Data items
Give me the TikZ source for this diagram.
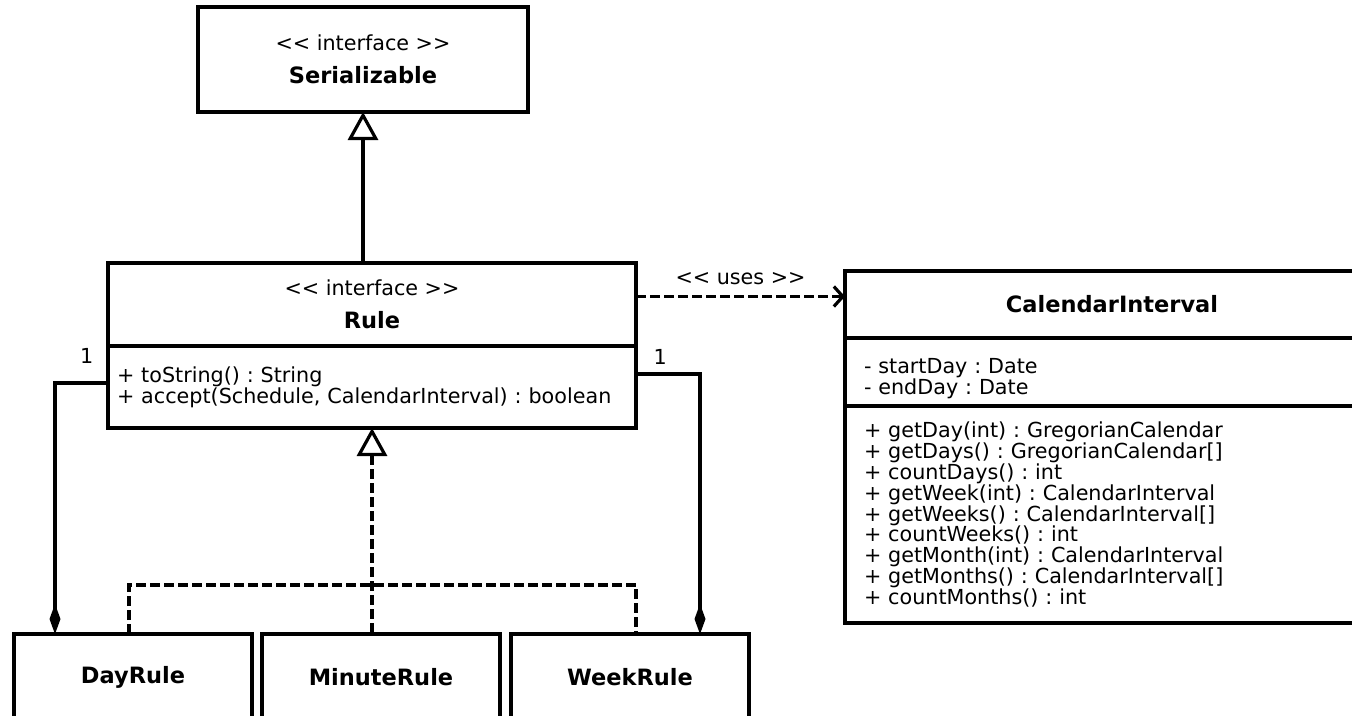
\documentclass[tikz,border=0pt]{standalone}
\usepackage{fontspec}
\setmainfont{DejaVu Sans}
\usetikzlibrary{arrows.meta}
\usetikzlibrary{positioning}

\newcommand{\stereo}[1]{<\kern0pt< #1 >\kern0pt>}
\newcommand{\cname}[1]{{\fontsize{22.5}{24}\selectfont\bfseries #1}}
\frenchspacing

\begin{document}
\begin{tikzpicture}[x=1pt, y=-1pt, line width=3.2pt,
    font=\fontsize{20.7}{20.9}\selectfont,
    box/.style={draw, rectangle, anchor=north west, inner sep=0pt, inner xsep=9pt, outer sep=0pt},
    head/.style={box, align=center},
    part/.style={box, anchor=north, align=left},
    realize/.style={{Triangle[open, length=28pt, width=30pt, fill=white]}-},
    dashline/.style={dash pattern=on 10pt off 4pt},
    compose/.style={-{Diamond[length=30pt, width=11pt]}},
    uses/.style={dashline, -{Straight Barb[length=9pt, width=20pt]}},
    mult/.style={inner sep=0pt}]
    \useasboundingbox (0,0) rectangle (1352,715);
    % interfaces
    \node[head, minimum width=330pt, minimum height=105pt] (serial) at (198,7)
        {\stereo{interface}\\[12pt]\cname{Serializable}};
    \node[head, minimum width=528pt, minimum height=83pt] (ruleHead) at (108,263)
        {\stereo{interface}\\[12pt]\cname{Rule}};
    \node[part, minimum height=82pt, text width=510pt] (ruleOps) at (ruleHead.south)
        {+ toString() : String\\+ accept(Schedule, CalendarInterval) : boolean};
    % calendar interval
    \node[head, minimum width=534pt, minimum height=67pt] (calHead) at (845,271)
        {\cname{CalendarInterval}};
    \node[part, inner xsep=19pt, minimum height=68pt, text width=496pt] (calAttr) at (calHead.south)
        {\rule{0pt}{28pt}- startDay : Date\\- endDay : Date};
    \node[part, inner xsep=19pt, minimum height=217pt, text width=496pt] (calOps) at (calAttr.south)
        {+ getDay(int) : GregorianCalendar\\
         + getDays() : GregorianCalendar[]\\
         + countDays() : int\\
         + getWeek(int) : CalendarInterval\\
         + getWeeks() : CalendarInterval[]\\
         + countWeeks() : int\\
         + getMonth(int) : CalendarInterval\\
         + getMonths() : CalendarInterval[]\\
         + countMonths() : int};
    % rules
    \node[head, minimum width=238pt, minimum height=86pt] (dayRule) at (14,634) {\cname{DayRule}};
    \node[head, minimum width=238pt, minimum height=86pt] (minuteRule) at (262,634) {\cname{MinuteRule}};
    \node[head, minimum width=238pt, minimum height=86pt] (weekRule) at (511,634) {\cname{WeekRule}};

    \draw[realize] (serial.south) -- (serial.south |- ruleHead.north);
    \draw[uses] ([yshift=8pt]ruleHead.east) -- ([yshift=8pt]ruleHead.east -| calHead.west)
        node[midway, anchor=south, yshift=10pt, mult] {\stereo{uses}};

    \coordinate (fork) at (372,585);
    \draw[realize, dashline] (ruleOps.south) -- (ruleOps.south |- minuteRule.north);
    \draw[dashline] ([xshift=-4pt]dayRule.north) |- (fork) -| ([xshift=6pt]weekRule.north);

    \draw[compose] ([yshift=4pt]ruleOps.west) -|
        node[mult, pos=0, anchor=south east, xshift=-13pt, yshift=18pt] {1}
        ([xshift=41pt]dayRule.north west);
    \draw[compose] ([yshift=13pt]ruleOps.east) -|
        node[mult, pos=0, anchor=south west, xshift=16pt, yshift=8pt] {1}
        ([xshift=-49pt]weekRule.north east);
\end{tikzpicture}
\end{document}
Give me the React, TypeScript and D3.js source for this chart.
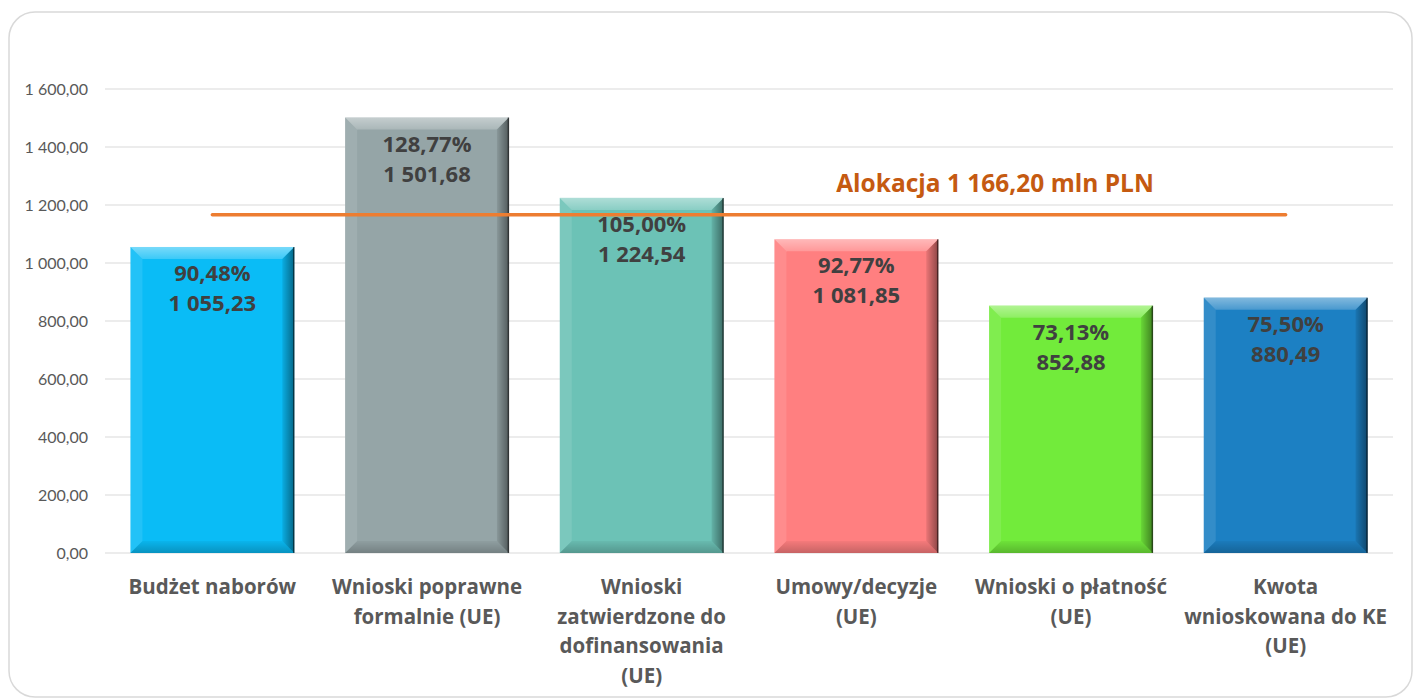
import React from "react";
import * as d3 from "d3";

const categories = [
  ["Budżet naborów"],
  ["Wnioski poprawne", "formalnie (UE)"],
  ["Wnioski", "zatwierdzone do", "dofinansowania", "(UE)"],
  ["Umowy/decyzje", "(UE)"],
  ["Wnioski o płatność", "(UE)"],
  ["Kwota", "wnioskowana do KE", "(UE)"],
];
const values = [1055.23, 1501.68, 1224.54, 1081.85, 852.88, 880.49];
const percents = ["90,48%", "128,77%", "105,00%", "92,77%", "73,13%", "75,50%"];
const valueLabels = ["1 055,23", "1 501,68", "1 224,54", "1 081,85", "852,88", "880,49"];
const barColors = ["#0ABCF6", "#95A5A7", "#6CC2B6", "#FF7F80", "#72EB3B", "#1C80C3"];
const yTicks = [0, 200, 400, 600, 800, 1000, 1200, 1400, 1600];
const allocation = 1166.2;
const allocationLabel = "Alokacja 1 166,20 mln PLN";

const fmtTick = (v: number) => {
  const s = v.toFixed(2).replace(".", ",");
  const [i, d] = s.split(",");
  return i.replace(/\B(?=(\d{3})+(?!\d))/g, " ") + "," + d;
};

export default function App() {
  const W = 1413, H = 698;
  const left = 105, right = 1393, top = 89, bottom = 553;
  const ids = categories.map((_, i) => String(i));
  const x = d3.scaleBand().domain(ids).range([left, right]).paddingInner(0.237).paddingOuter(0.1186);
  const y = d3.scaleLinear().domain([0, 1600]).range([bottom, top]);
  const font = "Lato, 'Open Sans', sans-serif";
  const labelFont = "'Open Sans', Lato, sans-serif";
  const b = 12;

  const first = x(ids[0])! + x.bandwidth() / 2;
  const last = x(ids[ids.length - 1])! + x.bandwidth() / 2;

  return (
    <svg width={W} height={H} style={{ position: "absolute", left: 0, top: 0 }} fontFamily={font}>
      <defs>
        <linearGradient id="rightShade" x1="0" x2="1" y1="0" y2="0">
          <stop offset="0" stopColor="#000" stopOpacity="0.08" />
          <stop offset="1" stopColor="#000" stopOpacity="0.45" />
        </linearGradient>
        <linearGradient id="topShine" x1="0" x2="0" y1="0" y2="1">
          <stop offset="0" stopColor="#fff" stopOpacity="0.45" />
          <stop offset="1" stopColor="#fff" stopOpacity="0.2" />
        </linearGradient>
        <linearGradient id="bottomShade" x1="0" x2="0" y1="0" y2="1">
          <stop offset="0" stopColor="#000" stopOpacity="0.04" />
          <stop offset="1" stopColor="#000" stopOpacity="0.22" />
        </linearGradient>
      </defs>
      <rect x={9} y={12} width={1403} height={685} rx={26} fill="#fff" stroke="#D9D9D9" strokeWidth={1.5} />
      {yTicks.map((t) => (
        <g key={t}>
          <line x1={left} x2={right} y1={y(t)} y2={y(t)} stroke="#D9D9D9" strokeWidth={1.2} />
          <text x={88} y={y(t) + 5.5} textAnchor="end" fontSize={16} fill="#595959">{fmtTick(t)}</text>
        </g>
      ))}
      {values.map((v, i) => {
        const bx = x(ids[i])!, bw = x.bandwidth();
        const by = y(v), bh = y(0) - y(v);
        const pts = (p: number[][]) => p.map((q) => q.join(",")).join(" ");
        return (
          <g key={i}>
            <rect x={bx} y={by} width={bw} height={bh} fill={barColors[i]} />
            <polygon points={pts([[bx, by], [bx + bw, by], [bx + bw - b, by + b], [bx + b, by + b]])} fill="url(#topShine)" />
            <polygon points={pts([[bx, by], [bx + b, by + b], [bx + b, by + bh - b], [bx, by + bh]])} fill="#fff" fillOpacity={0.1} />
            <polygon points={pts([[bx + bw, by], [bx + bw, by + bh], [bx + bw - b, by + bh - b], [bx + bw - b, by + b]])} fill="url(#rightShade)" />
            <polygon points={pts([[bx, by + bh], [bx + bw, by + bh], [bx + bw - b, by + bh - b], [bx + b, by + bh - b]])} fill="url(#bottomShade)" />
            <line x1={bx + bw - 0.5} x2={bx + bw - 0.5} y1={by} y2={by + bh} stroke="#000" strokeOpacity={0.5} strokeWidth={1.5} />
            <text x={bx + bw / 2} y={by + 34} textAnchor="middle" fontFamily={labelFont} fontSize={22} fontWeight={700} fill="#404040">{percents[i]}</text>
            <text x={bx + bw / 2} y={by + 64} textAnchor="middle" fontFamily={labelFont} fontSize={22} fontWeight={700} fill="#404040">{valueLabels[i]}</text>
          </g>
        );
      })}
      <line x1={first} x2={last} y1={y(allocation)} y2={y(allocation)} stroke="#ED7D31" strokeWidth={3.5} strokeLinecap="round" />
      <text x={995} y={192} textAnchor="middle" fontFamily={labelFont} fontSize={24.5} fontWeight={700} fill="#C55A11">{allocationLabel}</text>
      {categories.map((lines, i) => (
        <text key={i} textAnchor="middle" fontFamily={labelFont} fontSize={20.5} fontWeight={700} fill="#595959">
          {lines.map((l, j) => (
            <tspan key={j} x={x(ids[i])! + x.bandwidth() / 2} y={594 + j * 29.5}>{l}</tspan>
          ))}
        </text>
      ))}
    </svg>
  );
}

Task objective: Reproduce exactly the section that begins with the line containing "Give me the React, TypeScript" and ends with the line containing "import * as". Both boundary lines belong in the copy, but pictures do not.

Exercise answer:
Give me the React, TypeScript and D3.js source for this chart.
import React from "react";
import * as d3 from "d3";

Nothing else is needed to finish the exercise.